» Exercise details
Leave out the pictures and transcribe everything else exactly.

» Information shown
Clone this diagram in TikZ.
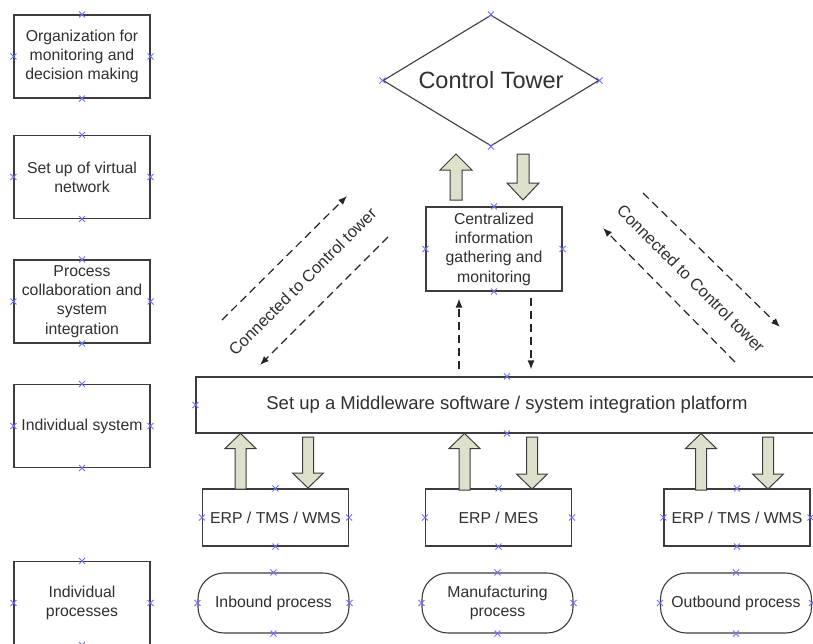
\documentclass[tikz,border=0pt]{standalone}
\usepackage{fontspec}
\setmainfont{Liberation Sans}
\usetikzlibrary{shapes.geometric,calc,arrows.meta}
\definecolor{ln}{HTML}{3C3C3C}
\definecolor{tx}{HTML}{303030}
\definecolor{bfill}{HTML}{DDE1CC}
\definecolor{mk}{HTML}{7070FF}
\newcommand\mkat[1]{\draw[mkst] (#1) ++(-3pt,-3pt) -- ++(6pt,6pt) (#1) ++(-3pt,3pt) -- ++(6pt,-6pt);}
\newcommand\mkall[1]{\mkat{#1.north}\mkat{#1.south}\mkat{#1.east}\mkat{#1.west}}
\newcommand\uparr[3]{% x, ybottom, ytop (px, y down)
  \draw[blk] (#1-5.5,#2) -- (#1-5.5,#3+15) -- (#1-15.5,#3+15) -- (#1,#3) -- (#1+15.5,#3+15) -- (#1+5.5,#3+15) -- (#1+5.5,#2) -- cycle;}
\newcommand\downarr[3]{% x, ytop, ybottom
  \draw[blk] (#1-5.5,#2) -- (#1-5.5,#3-15) -- (#1-15.5,#3-15) -- (#1,#3) -- (#1+15.5,#3-15) -- (#1+5.5,#3-15) -- (#1+5.5,#2) -- cycle;}
\begin{document}
\begin{tikzpicture}[x=1pt,y=-1pt,
  box/.style={draw=ln,line width=1.1pt,fill=white,align=center,text=tx,inner sep=0pt,font=\fontsize{15.8}{19.3}\selectfont},
  lbox/.style={box,minimum width=136pt,minimum height=83pt},
  erpbox/.style={box,minimum width=146pt,minimum height=57pt},
  proc/.style={box,rounded corners=26pt,minimum width=151pt,minimum height=60pt},
  blk/.style={draw=ln,line width=1pt,fill=bfill,line join=miter},
  dasharrow/.style={draw=black!85,line width=1.2pt,dash pattern=on 8pt off 5pt,-{Latex[length=9pt,width=7pt]}},
  mkst/.style={draw=mk,line width=0.9pt},
  lbl/.style={text=tx,font=\fontsize{16.5}{19}\selectfont,inner sep=0pt}]
\clip (0,0) rectangle (813,643);
\fill[white] (0,0) rectangle (813,643);
% left column
\node[lbox] (l1) at (82,56.5) {Organization for\\monitoring and\\decision making};
\node[lbox] (l2) at (82,177) {Set up of virtual\\network};
\node[lbox] (l3) at (82,301.5) {Process\\collaboration and\\system\\integration};
\node[lbox] (l4) at (82,426) {Individual system};
\node[lbox] (l5) at (82,603) {Individual\\processes};
% control tower
\node[draw=ln,line width=1.1pt,shape=diamond,aspect=1.65,inner sep=0pt,minimum width=216pt,minimum height=131pt,text=tx,font=\fontsize{23.5}{26}\selectfont] (ct) at (491,80.5) {Control Tower};
\node[box,minimum width=136pt,minimum height=84pt] (cent) at (494,249) {Centralized\\information\\gathering and\\monitoring};
\node[box,minimum width=622pt,minimum height=56pt,font=\fontsize{18.5}{22}\selectfont] (mw) at (507,405) {Set up a Middleware software / system integration platform};
% systems
\node[erpbox] (e1) at (275.5,517.5) {ERP / TMS / WMS};
\node[erpbox] (e2) at (498.5,517.5) {ERP / MES};
\node[erpbox] (e3) at (737,517.5) {ERP / TMS / WMS};
% processes
\node[proc] (p1) at (273.5,603) {Inbound process};
\node[proc] (p2) at (497.5,603) {Manufacturing\\process};
\node[proc] (p3) at (736,603) {Outbound process};
% block arrows
\draw[blk] (450,200) -- (450,170) -- (440,170) -- (456,154) -- (472,170) -- (462,170) -- (462,200) -- cycle;
\draw[blk] (517,154) -- (517,183) -- (507,183) -- (523,200) -- (539,183) -- (529,183) -- (529,154) -- cycle;
\uparr{240.5}{489}{433.5}
\downarr{308}{437}{488}
\uparr{464.5}{490}{433.5}
\downarr{532}{437}{489}
\uparr{701}{490}{433.5}
\downarr{768}{437}{489}
% dashed connectors
\coordinate (xa) at (459,0);
\coordinate (xb) at (531,0);
\draw[dasharrow] ($(mw.north -| xa)+(0,-7)$) -- ($(cent.south -| xa)+(0,7)$);
\draw[dasharrow] ($(cent.south -| xb)+(0,6)$) -- ($(mw.north -| xb)+(0,-7)$);
\coordinate (a1s) at (222,320); \coordinate (a1e) at (347,196);
\coordinate (a2s) at (388,237); \coordinate (a2e) at (260,365);
\coordinate (a3s) at (643,193); \coordinate (a3e) at (780,327);
\coordinate (a4s) at (735,362); \coordinate (a4e) at (603,228);
\draw[dasharrow] (a1s) -- (a1e);
\draw[dasharrow] (a2s) -- (a2e);
\draw[dasharrow] (a3s) -- (a3e);
\draw[dasharrow] (a4s) -- (a4e);
\node[lbl,rotate=45] (t1) at (302.5,281.5) {Connected to Control tower};
\node[lbl,rotate=-45] (t2) at (691,278.5) {Connected to Control tower};
% connection point markers
\mkall{l1}\mkall{l2}\mkall{l3}\mkall{l4}\mkall{l5}
\mkall{ct}\mkall{cent}
\mkat{mw.north}\mkat{mw.south}\mkat{mw.west}
\mkall{e1}\mkall{e2}\mkall{e3}
\mkall{p1}\mkall{p2}\mkall{p3}
\end{tikzpicture}
\end{document}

» Answer to this problem
Clone this diagram in TikZ.
\documentclass[tikz,border=0pt]{standalone}
\usepackage{fontspec}
\setmainfont{Liberation Sans}
\usetikzlibrary{shapes.geometric,calc,arrows.meta}
\definecolor{ln}{HTML}{3C3C3C}
\definecolor{tx}{HTML}{303030}
\definecolor{bfill}{HTML}{DDE1CC}
\definecolor{mk}{HTML}{7070FF}
\newcommand\mkat[1]{\draw[mkst] (#1) ++(-3pt,-3pt) -- ++(6pt,6pt) (#1) ++(-3pt,3pt) -- ++(6pt,-6pt);}
\newcommand\mkall[1]{\mkat{#1.north}\mkat{#1.south}\mkat{#1.east}\mkat{#1.west}}
\newcommand\uparr[3]{% x, ybottom, ytop (px, y down)
  \draw[blk] (#1-5.5,#2) -- (#1-5.5,#3+15) -- (#1-15.5,#3+15) -- (#1,#3) -- (#1+15.5,#3+15) -- (#1+5.5,#3+15) -- (#1+5.5,#2) -- cycle;}
\newcommand\downarr[3]{% x, ytop, ybottom
  \draw[blk] (#1-5.5,#2) -- (#1-5.5,#3-15) -- (#1-15.5,#3-15) -- (#1,#3) -- (#1+15.5,#3-15) -- (#1+5.5,#3-15) -- (#1+5.5,#2) -- cycle;}
\begin{document}
\begin{tikzpicture}[x=1pt,y=-1pt,
  box/.style={draw=ln,line width=1.1pt,fill=white,align=center,text=tx,inner sep=0pt,font=\fontsize{15.8}{19.3}\selectfont},
  lbox/.style={box,minimum width=136pt,minimum height=83pt},
  erpbox/.style={box,minimum width=146pt,minimum height=57pt},
  proc/.style={box,rounded corners=26pt,minimum width=151pt,minimum height=60pt},
  blk/.style={draw=ln,line width=1pt,fill=bfill,line join=miter},
  dasharrow/.style={draw=black!85,line width=1.2pt,dash pattern=on 8pt off 5pt,-{Latex[length=9pt,width=7pt]}},
  mkst/.style={draw=mk,line width=0.9pt},
  lbl/.style={text=tx,font=\fontsize{16.5}{19}\selectfont,inner sep=0pt}]
\clip (0,0) rectangle (813,643);
\fill[white] (0,0) rectangle (813,643);
% left column
\node[lbox] (l1) at (82,56.5) {Organization for\\monitoring and\\decision making};
\node[lbox] (l2) at (82,177) {Set up of virtual\\network};
\node[lbox] (l3) at (82,301.5) {Process\\collaboration and\\system\\integration};
\node[lbox] (l4) at (82,426) {Individual system};
\node[lbox] (l5) at (82,603) {Individual\\processes};
% control tower
\node[draw=ln,line width=1.1pt,shape=diamond,aspect=1.65,inner sep=0pt,minimum width=216pt,minimum height=131pt,text=tx,font=\fontsize{23.5}{26}\selectfont] (ct) at (491,80.5) {Control Tower};
\node[box,minimum width=136pt,minimum height=84pt] (cent) at (494,249) {Centralized\\information\\gathering and\\monitoring};
\node[box,minimum width=622pt,minimum height=56pt,font=\fontsize{18.5}{22}\selectfont] (mw) at (507,405) {Set up a Middleware software / system integration platform};
% systems
\node[erpbox] (e1) at (275.5,517.5) {ERP / TMS / WMS};
\node[erpbox] (e2) at (498.5,517.5) {ERP / MES};
\node[erpbox] (e3) at (737,517.5) {ERP / TMS / WMS};
% processes
\node[proc] (p1) at (273.5,603) {Inbound process};
\node[proc] (p2) at (497.5,603) {Manufacturing\\process};
\node[proc] (p3) at (736,603) {Outbound process};
% block arrows
\draw[blk] (450,200) -- (450,170) -- (440,170) -- (456,154) -- (472,170) -- (462,170) -- (462,200) -- cycle;
\draw[blk] (517,154) -- (517,183) -- (507,183) -- (523,200) -- (539,183) -- (529,183) -- (529,154) -- cycle;
\uparr{240.5}{489}{433.5}
\downarr{308}{437}{488}
\uparr{464.5}{490}{433.5}
\downarr{532}{437}{489}
\uparr{701}{490}{433.5}
\downarr{768}{437}{489}
% dashed connectors
\coordinate (xa) at (459,0);
\coordinate (xb) at (531,0);
\draw[dasharrow] ($(mw.north -| xa)+(0,-7)$) -- ($(cent.south -| xa)+(0,7)$);
\draw[dasharrow] ($(cent.south -| xb)+(0,6)$) -- ($(mw.north -| xb)+(0,-7)$);
\coordinate (a1s) at (222,320); \coordinate (a1e) at (347,196);
\coordinate (a2s) at (388,237); \coordinate (a2e) at (260,365);
\coordinate (a3s) at (643,193); \coordinate (a3e) at (780,327);
\coordinate (a4s) at (735,362); \coordinate (a4e) at (603,228);
\draw[dasharrow] (a1s) -- (a1e);
\draw[dasharrow] (a2s) -- (a2e);
\draw[dasharrow] (a3s) -- (a3e);
\draw[dasharrow] (a4s) -- (a4e);
\node[lbl,rotate=45] (t1) at (302.5,281.5) {Connected to Control tower};
\node[lbl,rotate=-45] (t2) at (691,278.5) {Connected to Control tower};
% connection point markers
\mkall{l1}\mkall{l2}\mkall{l3}\mkall{l4}\mkall{l5}
\mkall{ct}\mkall{cent}
\mkat{mw.north}\mkat{mw.south}\mkat{mw.west}
\mkall{e1}\mkall{e2}\mkall{e3}
\mkall{p1}\mkall{p2}\mkall{p3}
\end{tikzpicture}
\end{document}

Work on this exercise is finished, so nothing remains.